> What is asked: Copy each line in the data that includes the word "code".

> Data shown:
- - -
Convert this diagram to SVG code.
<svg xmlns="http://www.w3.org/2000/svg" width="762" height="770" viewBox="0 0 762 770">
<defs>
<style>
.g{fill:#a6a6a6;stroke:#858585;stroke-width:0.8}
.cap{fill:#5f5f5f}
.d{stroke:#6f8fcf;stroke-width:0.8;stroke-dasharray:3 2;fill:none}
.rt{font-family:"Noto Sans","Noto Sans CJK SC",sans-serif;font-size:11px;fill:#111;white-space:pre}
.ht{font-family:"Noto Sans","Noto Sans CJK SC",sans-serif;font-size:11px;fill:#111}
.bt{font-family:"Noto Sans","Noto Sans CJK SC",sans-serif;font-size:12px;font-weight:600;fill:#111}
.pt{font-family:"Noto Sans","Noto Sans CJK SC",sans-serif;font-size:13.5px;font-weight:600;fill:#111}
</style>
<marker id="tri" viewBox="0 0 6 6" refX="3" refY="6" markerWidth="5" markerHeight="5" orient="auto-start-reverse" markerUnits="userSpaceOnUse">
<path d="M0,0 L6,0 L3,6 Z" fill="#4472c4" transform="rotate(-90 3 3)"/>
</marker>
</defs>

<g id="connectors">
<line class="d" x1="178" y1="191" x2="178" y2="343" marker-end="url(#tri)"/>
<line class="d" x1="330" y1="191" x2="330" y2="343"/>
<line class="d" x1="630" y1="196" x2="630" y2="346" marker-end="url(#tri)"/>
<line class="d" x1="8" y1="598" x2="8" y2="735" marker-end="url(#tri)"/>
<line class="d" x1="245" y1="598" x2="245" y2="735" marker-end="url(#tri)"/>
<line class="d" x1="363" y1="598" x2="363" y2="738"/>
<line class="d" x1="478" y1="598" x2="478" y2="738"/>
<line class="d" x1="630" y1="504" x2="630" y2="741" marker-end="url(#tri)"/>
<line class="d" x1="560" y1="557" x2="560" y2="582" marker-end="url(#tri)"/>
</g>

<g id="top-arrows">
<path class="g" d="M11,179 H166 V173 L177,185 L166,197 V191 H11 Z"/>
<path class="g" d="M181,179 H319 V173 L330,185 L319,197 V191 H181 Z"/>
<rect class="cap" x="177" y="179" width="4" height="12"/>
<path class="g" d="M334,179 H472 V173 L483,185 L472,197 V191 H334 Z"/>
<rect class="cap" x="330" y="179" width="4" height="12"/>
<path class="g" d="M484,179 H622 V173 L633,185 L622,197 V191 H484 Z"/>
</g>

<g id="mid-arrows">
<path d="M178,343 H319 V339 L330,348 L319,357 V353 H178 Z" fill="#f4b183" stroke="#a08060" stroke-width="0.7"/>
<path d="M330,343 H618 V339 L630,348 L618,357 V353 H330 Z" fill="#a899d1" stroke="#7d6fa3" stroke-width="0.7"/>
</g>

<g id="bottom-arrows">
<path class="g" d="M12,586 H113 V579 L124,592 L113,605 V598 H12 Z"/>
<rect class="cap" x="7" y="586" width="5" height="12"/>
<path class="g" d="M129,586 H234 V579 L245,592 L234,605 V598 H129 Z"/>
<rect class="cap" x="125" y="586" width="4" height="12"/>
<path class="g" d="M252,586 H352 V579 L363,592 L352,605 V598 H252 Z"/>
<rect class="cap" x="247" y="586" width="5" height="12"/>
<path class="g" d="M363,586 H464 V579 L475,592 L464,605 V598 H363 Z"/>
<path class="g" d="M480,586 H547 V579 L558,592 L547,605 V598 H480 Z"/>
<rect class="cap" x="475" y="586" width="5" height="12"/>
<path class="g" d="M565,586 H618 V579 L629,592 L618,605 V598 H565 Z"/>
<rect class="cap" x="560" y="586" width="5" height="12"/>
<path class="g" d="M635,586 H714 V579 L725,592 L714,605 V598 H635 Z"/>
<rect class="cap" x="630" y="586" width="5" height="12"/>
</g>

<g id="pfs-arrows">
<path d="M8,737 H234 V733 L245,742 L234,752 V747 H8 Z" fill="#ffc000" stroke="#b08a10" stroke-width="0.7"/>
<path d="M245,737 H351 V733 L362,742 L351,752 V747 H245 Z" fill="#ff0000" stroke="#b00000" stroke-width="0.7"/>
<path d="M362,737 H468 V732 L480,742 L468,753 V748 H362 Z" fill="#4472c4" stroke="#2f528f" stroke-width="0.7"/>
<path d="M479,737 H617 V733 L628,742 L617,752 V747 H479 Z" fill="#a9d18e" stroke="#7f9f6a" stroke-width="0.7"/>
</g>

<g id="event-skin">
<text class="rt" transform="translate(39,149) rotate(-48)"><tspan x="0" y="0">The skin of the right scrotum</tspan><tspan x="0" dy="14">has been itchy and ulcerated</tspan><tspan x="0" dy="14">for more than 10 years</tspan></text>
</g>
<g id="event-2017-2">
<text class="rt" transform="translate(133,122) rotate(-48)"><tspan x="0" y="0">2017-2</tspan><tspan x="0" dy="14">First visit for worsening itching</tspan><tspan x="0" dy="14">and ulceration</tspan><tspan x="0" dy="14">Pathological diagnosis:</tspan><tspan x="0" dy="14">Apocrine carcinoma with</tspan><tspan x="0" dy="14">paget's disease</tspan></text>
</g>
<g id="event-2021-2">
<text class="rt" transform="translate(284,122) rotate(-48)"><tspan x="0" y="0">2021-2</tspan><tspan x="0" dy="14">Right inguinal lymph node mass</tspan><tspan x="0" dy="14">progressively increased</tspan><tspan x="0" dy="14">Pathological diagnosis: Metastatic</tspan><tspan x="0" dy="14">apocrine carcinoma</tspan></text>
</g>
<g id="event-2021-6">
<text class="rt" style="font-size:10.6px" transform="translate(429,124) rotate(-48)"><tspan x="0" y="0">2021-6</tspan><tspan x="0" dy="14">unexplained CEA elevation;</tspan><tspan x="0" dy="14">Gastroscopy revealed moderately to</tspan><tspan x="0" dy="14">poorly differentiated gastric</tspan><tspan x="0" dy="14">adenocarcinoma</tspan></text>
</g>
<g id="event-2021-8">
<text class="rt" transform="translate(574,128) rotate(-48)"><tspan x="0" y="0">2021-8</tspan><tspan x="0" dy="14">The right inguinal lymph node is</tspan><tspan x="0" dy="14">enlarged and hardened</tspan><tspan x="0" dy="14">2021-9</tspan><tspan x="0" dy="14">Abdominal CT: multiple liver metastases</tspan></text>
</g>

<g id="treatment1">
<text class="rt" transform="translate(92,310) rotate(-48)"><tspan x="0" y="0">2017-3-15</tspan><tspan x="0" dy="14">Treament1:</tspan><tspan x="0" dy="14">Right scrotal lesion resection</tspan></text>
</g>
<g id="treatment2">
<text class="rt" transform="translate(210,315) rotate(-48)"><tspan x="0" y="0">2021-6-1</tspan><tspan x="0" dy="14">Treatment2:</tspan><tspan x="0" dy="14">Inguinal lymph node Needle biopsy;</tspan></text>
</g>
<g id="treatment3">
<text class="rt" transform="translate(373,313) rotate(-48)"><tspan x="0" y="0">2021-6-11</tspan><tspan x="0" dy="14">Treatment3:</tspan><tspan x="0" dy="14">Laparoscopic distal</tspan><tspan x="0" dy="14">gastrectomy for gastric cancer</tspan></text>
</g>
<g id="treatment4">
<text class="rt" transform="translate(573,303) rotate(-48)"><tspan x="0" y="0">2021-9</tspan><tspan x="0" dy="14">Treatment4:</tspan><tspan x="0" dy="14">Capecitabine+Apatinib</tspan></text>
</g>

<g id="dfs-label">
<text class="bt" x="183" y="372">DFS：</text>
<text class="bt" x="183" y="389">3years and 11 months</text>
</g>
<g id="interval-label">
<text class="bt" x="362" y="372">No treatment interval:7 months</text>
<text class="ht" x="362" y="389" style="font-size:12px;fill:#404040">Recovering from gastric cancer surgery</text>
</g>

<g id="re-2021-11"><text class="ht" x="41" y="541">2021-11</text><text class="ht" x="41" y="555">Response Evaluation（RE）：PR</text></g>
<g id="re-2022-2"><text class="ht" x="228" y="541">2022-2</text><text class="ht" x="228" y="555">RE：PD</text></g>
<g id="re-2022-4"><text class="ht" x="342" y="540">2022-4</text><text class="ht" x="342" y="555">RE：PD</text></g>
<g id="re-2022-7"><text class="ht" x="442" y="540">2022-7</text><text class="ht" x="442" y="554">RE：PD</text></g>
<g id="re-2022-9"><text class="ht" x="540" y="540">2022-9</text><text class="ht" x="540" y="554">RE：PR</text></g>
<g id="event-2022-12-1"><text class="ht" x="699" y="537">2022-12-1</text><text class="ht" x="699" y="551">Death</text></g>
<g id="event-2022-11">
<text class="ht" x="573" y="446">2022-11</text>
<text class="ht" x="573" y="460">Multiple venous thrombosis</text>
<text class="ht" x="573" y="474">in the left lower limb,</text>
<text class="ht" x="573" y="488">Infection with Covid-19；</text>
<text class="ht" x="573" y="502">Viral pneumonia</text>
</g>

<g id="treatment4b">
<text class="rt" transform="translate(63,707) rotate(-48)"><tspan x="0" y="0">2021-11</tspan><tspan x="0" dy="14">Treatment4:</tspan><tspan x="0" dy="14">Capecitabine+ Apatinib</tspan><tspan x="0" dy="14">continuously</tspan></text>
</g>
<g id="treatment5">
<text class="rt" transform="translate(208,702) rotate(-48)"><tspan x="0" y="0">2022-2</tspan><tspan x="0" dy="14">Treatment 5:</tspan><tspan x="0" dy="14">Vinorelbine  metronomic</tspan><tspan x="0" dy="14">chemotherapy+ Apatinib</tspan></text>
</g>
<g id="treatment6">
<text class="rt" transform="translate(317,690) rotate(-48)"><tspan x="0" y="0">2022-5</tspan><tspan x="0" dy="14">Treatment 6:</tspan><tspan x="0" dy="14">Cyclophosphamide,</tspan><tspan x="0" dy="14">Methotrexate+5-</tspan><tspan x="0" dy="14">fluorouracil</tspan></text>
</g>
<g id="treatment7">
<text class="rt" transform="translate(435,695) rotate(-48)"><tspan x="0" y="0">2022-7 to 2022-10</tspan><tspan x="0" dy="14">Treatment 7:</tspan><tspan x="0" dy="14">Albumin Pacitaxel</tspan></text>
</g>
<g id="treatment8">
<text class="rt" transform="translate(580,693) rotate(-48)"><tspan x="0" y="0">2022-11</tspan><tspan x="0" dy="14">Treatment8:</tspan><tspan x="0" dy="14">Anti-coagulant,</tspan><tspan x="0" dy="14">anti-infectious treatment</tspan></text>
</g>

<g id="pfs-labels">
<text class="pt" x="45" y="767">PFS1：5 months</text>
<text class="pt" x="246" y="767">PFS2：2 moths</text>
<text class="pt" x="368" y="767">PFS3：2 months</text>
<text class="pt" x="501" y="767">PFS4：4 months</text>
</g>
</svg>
- - -
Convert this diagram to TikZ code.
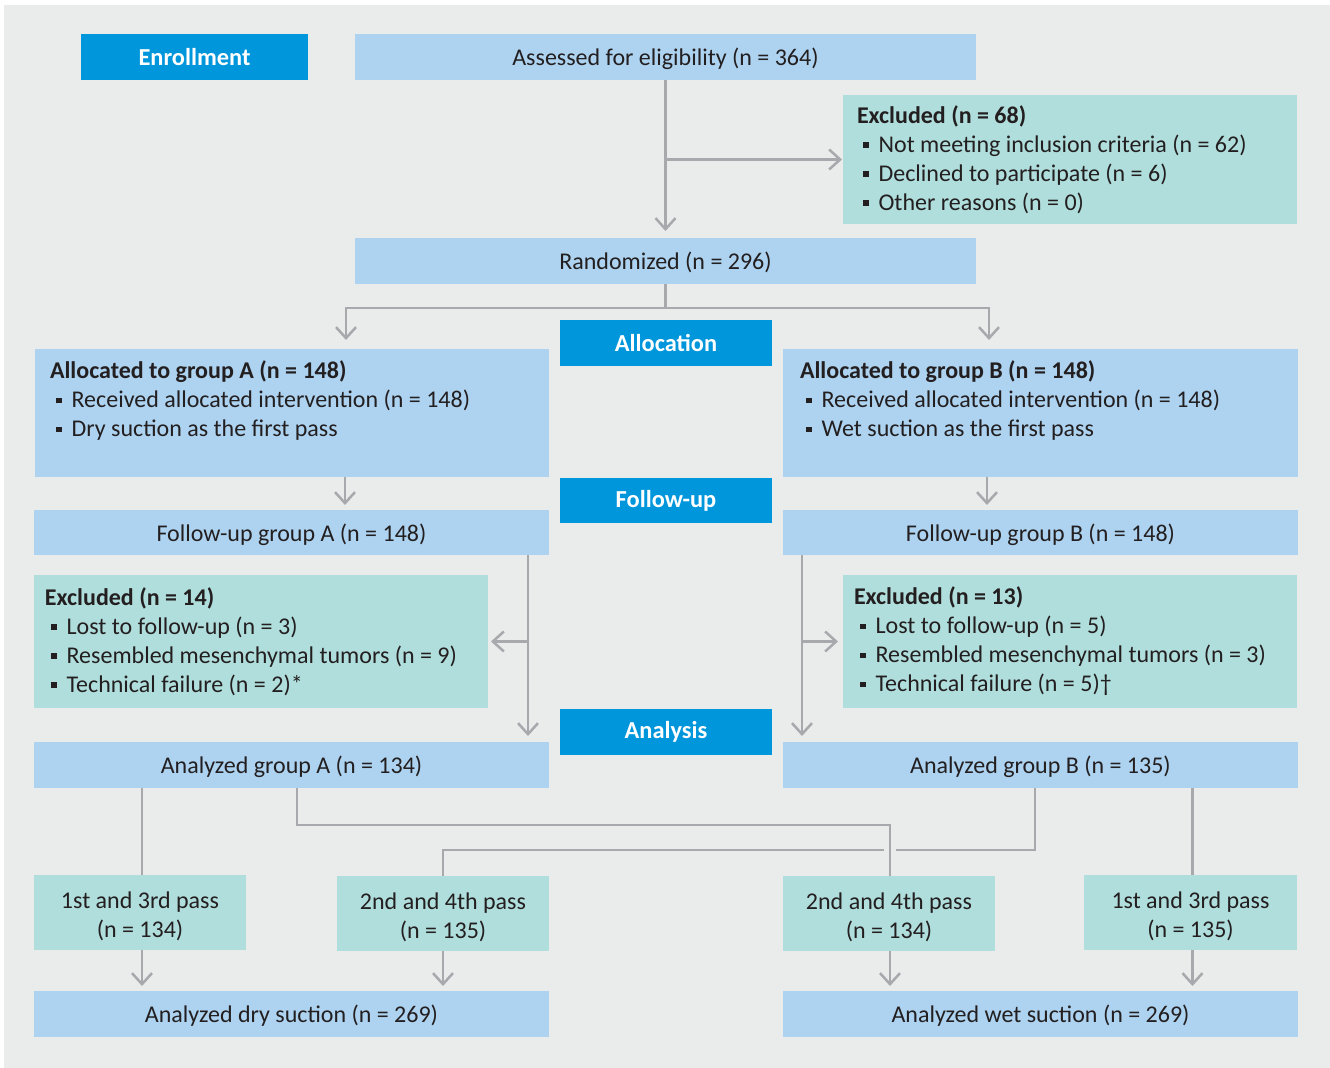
- - -
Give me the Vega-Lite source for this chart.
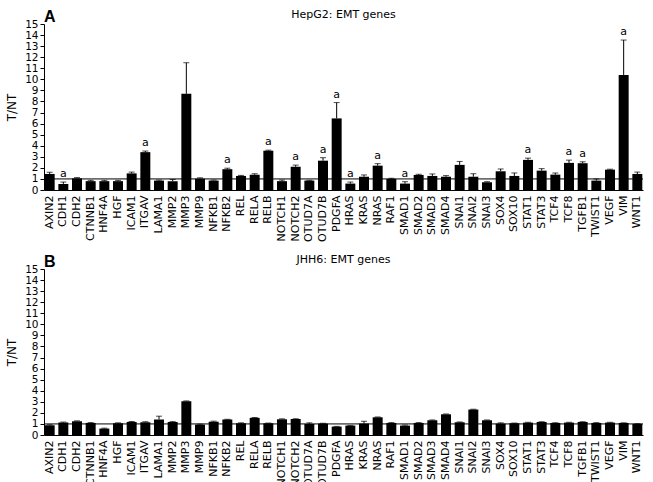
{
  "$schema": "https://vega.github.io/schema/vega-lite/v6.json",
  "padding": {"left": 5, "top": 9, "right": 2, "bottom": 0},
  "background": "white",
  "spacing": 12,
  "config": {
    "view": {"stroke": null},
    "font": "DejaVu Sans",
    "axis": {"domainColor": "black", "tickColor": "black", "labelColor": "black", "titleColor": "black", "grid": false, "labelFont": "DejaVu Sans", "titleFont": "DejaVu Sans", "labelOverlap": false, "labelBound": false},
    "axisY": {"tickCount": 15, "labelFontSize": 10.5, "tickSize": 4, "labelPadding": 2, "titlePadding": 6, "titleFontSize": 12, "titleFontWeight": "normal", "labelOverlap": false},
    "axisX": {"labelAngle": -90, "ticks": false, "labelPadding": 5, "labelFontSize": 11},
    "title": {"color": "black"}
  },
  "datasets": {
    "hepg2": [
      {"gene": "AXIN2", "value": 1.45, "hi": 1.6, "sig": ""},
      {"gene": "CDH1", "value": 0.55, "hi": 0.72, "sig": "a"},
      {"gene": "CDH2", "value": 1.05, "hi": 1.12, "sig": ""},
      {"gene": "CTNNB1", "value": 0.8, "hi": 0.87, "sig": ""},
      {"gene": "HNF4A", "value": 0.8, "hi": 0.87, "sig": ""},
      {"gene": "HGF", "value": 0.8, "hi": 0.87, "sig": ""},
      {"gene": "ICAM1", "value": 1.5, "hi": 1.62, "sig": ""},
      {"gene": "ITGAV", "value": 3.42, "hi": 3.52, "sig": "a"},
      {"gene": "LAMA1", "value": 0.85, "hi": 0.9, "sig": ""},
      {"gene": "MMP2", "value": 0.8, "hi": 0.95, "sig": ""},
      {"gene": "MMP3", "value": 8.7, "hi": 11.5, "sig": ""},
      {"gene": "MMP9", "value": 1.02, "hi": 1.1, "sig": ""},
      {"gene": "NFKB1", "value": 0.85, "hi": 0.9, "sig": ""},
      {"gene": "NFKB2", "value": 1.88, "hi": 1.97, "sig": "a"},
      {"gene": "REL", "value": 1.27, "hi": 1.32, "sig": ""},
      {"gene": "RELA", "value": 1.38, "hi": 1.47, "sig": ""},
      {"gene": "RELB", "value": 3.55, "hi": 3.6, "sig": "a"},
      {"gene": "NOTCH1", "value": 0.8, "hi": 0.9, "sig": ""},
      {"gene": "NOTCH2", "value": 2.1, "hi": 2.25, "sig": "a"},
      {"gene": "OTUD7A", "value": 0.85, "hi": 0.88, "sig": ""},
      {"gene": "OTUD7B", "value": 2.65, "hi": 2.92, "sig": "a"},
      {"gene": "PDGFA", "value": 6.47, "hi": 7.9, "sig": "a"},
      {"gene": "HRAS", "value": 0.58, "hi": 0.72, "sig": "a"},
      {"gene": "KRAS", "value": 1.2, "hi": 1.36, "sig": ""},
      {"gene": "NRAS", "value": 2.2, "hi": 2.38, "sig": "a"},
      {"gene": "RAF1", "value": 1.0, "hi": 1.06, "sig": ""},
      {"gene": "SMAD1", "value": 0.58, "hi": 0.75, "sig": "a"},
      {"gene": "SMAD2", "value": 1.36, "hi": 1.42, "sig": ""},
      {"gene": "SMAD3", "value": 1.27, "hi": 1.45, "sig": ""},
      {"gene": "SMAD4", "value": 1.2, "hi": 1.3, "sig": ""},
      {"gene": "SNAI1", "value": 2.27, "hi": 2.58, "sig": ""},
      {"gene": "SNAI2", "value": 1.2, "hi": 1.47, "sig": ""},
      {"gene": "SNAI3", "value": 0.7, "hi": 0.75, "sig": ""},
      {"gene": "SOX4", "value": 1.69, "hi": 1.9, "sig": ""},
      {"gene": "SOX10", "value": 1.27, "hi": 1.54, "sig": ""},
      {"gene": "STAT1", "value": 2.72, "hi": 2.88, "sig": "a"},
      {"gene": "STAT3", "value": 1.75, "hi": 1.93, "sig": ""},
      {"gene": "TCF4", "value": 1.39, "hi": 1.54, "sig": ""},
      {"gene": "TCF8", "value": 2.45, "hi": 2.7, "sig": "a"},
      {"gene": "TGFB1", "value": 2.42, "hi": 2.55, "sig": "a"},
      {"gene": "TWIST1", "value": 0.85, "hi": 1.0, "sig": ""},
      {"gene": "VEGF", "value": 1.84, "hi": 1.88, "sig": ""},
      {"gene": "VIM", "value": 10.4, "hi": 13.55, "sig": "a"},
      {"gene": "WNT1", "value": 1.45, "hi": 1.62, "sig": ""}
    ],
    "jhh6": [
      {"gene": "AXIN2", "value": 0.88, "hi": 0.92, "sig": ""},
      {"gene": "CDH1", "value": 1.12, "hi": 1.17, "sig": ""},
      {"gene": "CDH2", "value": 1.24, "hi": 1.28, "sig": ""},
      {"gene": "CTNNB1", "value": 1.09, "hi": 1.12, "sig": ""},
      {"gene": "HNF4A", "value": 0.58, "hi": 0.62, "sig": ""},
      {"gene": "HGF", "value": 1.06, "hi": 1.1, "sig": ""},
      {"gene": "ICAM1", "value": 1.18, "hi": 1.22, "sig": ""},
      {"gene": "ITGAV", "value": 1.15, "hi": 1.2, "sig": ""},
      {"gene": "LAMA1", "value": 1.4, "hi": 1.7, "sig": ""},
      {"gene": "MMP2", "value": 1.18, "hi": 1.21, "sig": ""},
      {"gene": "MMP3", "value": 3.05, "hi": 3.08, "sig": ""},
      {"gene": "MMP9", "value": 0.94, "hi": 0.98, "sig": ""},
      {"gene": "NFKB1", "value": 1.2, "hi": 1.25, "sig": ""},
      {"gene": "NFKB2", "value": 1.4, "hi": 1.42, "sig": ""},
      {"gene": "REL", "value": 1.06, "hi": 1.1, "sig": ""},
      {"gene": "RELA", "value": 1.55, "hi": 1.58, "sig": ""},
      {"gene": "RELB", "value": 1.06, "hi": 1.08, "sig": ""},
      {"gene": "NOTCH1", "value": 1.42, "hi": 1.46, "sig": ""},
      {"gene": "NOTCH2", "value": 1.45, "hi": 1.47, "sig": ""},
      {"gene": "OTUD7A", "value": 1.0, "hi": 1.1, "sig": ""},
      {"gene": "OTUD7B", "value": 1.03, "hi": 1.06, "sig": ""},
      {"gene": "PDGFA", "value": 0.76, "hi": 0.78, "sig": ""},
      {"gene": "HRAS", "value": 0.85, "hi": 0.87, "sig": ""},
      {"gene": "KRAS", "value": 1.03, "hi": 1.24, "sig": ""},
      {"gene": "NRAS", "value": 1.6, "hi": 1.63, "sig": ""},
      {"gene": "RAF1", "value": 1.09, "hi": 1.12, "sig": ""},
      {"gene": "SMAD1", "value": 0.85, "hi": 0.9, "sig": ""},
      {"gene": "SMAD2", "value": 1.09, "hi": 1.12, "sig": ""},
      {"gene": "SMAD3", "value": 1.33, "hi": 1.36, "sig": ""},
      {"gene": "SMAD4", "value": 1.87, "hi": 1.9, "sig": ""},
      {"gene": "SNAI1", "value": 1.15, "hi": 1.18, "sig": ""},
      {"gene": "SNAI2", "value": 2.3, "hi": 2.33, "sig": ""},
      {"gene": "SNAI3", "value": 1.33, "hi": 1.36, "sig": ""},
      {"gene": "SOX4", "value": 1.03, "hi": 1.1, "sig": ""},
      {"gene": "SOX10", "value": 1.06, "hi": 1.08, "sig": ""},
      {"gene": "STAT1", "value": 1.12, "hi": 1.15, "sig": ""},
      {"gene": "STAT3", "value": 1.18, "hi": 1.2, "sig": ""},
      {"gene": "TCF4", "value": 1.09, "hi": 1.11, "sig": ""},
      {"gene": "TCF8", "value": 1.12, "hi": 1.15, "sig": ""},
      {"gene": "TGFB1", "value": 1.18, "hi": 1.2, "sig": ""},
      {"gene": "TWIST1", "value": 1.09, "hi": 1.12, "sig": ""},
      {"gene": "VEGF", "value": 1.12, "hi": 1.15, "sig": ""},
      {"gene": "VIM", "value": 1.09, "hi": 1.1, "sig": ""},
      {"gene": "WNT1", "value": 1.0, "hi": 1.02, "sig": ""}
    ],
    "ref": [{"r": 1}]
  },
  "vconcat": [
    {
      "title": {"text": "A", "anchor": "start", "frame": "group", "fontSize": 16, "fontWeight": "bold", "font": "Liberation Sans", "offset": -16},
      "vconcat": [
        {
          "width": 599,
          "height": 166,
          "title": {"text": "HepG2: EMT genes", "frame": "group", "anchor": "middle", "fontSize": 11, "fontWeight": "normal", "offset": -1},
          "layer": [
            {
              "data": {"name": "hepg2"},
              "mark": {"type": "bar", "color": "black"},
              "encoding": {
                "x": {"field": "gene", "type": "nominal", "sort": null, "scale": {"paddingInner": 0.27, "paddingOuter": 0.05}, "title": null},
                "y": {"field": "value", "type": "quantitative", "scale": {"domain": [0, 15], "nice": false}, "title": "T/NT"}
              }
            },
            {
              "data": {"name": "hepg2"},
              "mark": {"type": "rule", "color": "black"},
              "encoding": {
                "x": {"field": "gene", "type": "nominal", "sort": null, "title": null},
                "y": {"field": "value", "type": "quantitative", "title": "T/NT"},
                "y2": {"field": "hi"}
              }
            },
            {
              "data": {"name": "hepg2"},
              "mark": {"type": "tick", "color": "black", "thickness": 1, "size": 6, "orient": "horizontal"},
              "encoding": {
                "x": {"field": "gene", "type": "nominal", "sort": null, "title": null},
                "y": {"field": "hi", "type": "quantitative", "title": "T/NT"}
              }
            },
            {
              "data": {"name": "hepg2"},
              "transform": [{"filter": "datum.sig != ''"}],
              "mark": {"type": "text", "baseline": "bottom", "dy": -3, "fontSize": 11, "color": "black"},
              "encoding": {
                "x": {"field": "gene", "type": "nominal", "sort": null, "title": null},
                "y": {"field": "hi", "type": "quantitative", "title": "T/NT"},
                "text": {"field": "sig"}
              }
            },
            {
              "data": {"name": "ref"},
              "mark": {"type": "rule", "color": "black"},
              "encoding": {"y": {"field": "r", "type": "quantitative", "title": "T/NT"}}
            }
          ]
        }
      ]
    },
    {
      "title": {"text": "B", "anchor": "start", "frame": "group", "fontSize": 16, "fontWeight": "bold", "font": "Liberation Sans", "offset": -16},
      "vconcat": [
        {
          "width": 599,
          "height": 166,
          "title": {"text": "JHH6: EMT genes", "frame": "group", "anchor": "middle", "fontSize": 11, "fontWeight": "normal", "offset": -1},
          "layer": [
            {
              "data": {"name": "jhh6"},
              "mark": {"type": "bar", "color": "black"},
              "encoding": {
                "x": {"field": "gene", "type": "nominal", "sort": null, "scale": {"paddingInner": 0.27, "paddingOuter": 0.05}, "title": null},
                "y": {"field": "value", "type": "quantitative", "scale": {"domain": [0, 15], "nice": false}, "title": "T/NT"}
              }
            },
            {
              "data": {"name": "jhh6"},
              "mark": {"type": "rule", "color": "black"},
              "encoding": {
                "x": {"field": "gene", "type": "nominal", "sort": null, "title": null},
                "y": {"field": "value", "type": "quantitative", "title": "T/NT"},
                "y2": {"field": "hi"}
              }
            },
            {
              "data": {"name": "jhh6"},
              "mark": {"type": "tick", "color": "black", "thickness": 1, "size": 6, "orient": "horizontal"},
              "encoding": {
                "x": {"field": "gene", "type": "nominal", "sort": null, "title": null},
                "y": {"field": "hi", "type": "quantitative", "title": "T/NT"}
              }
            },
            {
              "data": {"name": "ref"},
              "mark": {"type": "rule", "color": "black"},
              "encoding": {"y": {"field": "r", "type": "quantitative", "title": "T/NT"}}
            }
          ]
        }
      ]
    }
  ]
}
- - -
> Solution for this exercise:
Convert this diagram to SVG code.
Convert this diagram to TikZ code.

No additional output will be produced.